Geoscience students will be able to study the Earth inside and out with live data updates from the U.S. Geological Survey.
The planetarium can add a flight simulation program.
When asked how this will differ from using a flat screen TV, he said “It’s immersion. It takes the student into the experience. It can land on a planet. It can make it an immersion experience.”
He envisions that the planetarium can be used as a teaching tool in many different disciplines, that it can be used to teach District 65 students and youth in community programs.
Guest speaker Michelle Larson, president of the Adler Planetarium in Chicago, said, “We think of a planetarium anywhere as a canvas of wonder. It is a place where you can look at the stars, it is a place where you can explore the universe, but it is a canvas for all kinds of exploration. … This is a resource for your entire school.”
Dr.

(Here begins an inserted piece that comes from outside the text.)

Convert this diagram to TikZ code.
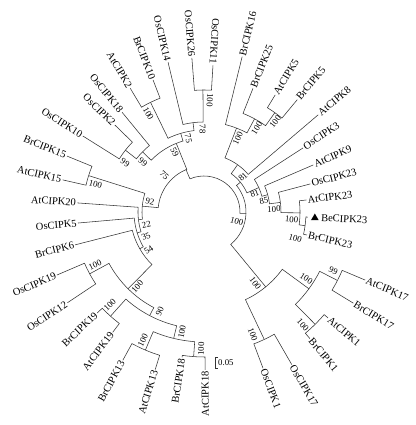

Witherspoon introduced the guest of honor Leonard Schaeffer, who donated $500,000 toward the project. Mr. Schaeffer “has made all this possible,” said Dr. Witherspoon. The balance of the funds needed for the project was raised by the ETHS Educational Foundation.
Mr. Schaeffer, ETHS class of 1963 and the current chairman and chief executive officer of WellPoint, said ETHS “changed my life. … If I could help out, I would like to do that. … I’m very pleased to be with you today… It makes a huge difference for young people.”